* START Recorded data *

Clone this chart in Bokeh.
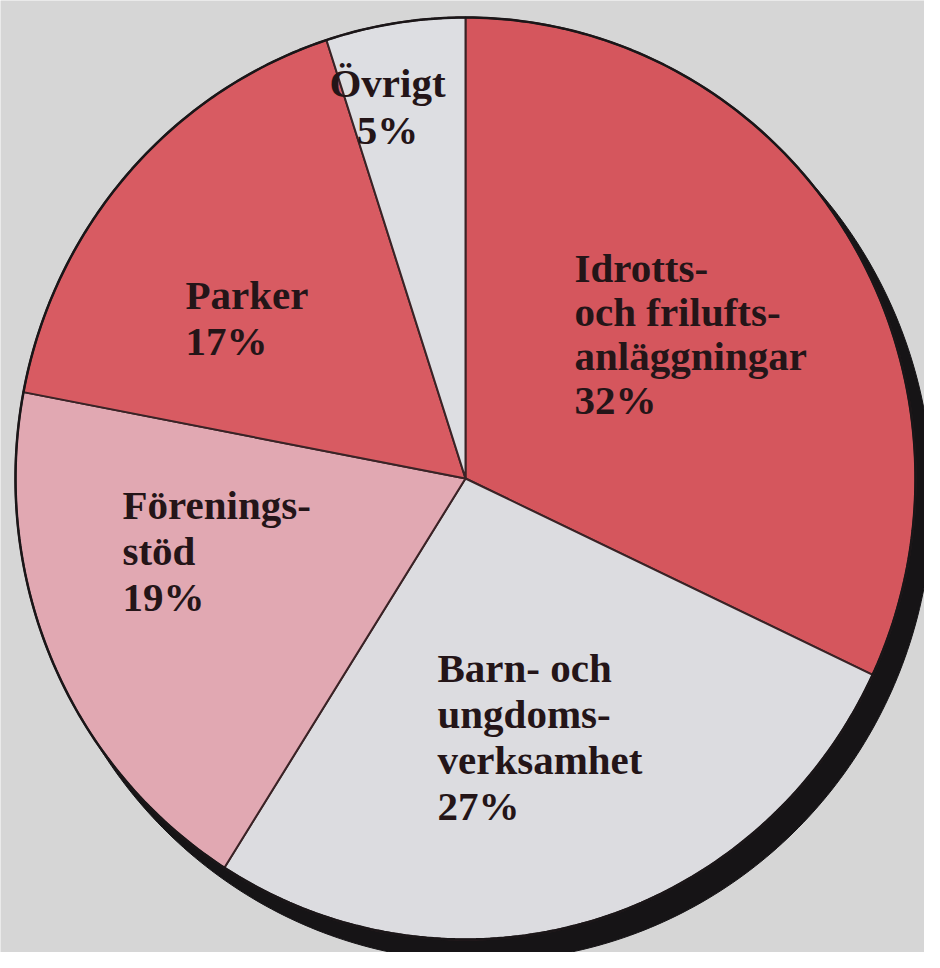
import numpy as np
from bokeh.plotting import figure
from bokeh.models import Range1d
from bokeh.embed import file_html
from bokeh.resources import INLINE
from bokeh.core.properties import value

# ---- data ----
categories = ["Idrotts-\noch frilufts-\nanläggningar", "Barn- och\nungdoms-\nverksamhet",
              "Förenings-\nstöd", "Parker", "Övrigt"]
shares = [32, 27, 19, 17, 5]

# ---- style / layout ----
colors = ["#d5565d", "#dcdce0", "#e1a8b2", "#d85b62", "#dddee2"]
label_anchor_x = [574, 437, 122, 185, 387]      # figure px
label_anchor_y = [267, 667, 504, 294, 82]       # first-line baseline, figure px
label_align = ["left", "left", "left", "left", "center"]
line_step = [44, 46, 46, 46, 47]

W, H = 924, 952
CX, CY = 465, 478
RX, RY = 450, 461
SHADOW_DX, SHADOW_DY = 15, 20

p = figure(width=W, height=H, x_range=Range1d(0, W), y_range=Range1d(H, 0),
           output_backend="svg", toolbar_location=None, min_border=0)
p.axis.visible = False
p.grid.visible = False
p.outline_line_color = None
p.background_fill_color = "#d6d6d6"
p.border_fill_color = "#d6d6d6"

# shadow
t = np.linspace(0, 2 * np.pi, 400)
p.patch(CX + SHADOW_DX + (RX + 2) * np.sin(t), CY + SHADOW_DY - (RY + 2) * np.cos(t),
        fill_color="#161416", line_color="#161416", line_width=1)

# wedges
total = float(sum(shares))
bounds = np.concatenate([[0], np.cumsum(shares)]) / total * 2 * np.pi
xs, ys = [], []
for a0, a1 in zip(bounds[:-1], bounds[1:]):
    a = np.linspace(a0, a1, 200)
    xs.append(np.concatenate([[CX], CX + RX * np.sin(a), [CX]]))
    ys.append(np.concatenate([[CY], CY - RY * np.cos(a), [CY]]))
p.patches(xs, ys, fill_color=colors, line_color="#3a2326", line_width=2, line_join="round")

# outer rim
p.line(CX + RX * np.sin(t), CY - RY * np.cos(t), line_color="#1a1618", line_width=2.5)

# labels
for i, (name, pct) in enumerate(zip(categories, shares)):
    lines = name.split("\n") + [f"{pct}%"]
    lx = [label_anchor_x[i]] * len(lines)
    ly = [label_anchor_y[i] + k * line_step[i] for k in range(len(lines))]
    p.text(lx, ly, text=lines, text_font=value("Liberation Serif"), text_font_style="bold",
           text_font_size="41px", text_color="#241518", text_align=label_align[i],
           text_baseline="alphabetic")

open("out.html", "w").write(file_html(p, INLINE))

* END Recorded data *

◆ Exercise details: Reproduce the material above from its first line through the line containing "shares = [32, 27, 19, 17, 5]", both ends included, and skip every picture.

◆ Completed exercise:
Clone this chart in Bokeh.
import numpy as np
from bokeh.plotting import figure
from bokeh.models import Range1d
from bokeh.embed import file_html
from bokeh.resources import INLINE
from bokeh.core.properties import value

# ---- data ----
categories = ["Idrotts-\noch frilufts-\nanläggningar", "Barn- och\nungdoms-\nverksamhet",
              "Förenings-\nstöd", "Parker", "Övrigt"]
shares = [32, 27, 19, 17, 5]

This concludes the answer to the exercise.